Recommendations for desired/undesired replicator
characteristics (relative to safety) drawn from this list could be
used in a very specific regulatory regime for machine
replicators.
View
the multidimensional Freitas-Merkle kinematic replicator design space!
His upcoming Molecular Manufacturing: Too
Dangerous to Allow?
which will be published in the journal
Nanotechnology Perceptions in
March 2006 and his upcoming What Price Freedom? in
the journal
Nanotechnology Perceptions in May 2006 discuss the implications of a
future with advanced nanotechnology.
BILL JOY
Bill
Joy joined
the venture capital firm
Kleiner, Perkins, Caufield & Byers (KPCB)
as Partner in January 2005. One of Silicon Valley's best-known VC firms,
KPCB was an early investor in Amazon.com, America Online, Compaq, Electronic
Arts, Genentech, Google, Lotus Development, and Sun
Microsystems.
Bill was Cofounder and Chief Scientist of
Sun Microsystems. He led Sun's technical
strategy from the founding of the company in 1982 until September, 2003.
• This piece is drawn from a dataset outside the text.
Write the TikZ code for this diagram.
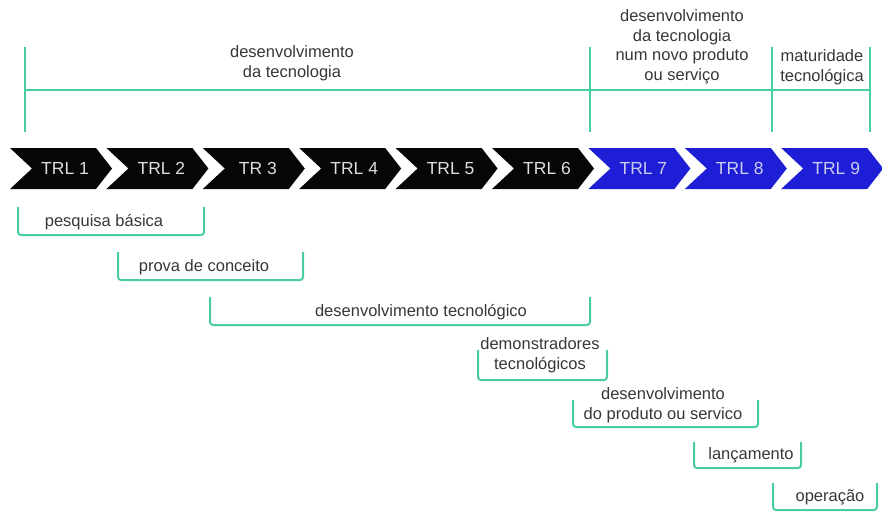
\documentclass[tikz,border=0pt]{standalone}
\usepackage{fontspec}
\setsansfont{Liberation Sans}
\usepackage{xcolor}
\usepackage{tikz}
\usetikzlibrary{positioning, calc}
\definecolor{phasegreen}{RGB}{72, 206, 162}
\definecolor{trlblack}{RGB}{6, 6, 6}
\definecolor{trlblue}{RGB}{30, 30, 215}
\definecolor{labeltext}{RGB}{55, 55, 55}
\definecolor{trltextdark}{RGB}{222, 222, 222}
\definecolor{trltextblue}{RGB}{205, 205, 240}
\tikzset{
  font=\sffamily,
  phaseline/.style={draw=phasegreen, line width=2pt},
  bracketline/.style={draw=phasegreen, line width=2pt, rounded corners=3pt},
  phaselabel/.style={
    align=center, text=labeltext, inner sep=0pt,
    font=\sffamily\fontsize{16.5}{19.5}\selectfont
  },
  trllabel/.style={inner sep=0pt, font=\sffamily\fontsize{17.5}{20}\selectfont}
}

\begin{document}
\begin{tikzpicture}[x=1pt, y=-1pt]
  \useasboundingbox (0,0) rectangle (882,512);

  % phases above the scale
  \draw[phaseline] (25,90) -- (870,90);
  \foreach \x in {25,590,772,870}
    \draw[phaseline] (\x,47) -- (\x,132);

  \node[phaselabel] (techdev) at (292,63) {desenvolvimento\\da tecnologia};
  \node[phaselabel] (productdev) at (682,47) {desenvolvimento\\da tecnologia\\num novo produto\\ou serviço};
  \node[phaselabel] (maturity) at (822,67) {maturidade\\tecnológica};

  % TRL chevrons
  \foreach \lbl/\col/\tcol [count=\n] in {TRL 1/trlblack/trltextdark, TRL 2/trlblack/trltextdark,
      TR 3/trlblack/trltextdark, TRL 4/trlblack/trltextdark, TRL 5/trlblack/trltextdark,
      TRL 6/trlblack/trltextdark, TRL 7/trlblue/trltextblue, TRL 8/trlblue/trltextblue,
      TRL 9/trlblue/trltextblue} {
    \pgfmathsetmacro{\xo}{10+96.4*(\n-1)}
    \fill[\col] (\xo,148) -- ++(86,0) -- ++(16,20.5) -- ++(-16,20.5) -- ++(-86,0) -- ++(22,-20.5) -- cycle;
    \node[trllabel, text=\tcol] (trl\n) at (\xo+55,168.5) {\lbl};
  }

  % activity brackets
  \foreach \xa/\xb/\yt/\yb in {18/204/207/235, 118/303/252/280, 210/590/297/325,
      478/607/350/380, 573/758/400/427, 694/801/442/468, 773/877/483/510}
    \draw[bracketline] (\xa,\yt) -- (\xa,\yb) -- (\xb,\yb) -- (\xb,\yt);

  \node[phaselabel] (research) at (104,222) {pesquisa básica};
  \node[phaselabel] (concept) at (204,267) {prova de conceito};
  \node[phaselabel] (techdevel) at (421,312) {desenvolvimento tecnológico};
  \node[phaselabel] (demo) at (540,355) {demonstradores\\tecnológicos};
  \node[phaselabel] (proddevel) at (663,405) {desenvolvimento\\do produto ou servico};
  \node[phaselabel] (launch) at (751,455) {lançamento};
  \node[phaselabel] (operation) at (830,497) {operação};
\end{tikzpicture}
\end{document}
While at Sun, he was a key designer of Sun technologies, including
Solaris, SPARC, chip architectures and pipelines, and Java. In 1995 he
installed the first city-wide WiFi network. He has more than 40 patents
issued or in progress.
Before cofounding Sun, Bill designed and wrote Berkeley UNIX, the first
open source operating system with built-in TCP/IP, making it the backbone
of the Internet. His many contributions were recognized in a
Fortune
cover story which called him the "Edison of the
Internet".
In 2000, he wrote
Why the future doesn't need us:
Our most powerful 21st-century technologies robotics, genetic
engineering, and nanotech are threatening to make humans an
endangered species in Wired magazine. This well publicized
article included quotes such as
"I think it is no exaggeration to say we are on the cusp of the further
perfection of extreme evil, an evil whose possibility spreads well beyond
that which weapons of mass destruction bequeathed to the nation-states,
on to a surprising and terrible empowerment of extreme individuals.",
"An immediate consequence of the Faustian bargain in obtaining the great
power of nanotechnology is that we run a grave risk the risk that
we
might destroy the biosphere on which all life depends." and
"...if our own extinction is a likely, or even possible, outcome of our
technological development, shouldn't we proceed with great caution?"
In 2003
he wrote
Hope Is a Lousy Defense in Wired magazine.
In 2005, he and
Guardian 2005 Award winner Ray Kurzweil wrote the editorial
Recipe for Destruction in the New York Times in which they
argued against publishing the recipe for the 1918 influenza
virus.
In 2006, while others were debating whether a bird flu pandemic or other
biological disaster was likely, Bill took action and helped launch a
$200 million fund directed at developing defenses against biological
viruses. The goal of the KPCB Pandemic and Bio Defense Fund is to accelerate innovations for
worldwide pandemic preparedness and global health over the next three
years, with a focus on surveillance and detection, diagnostics, vaccines
and drugs. He also advised on Lifeboat Foundation's web design in 2006.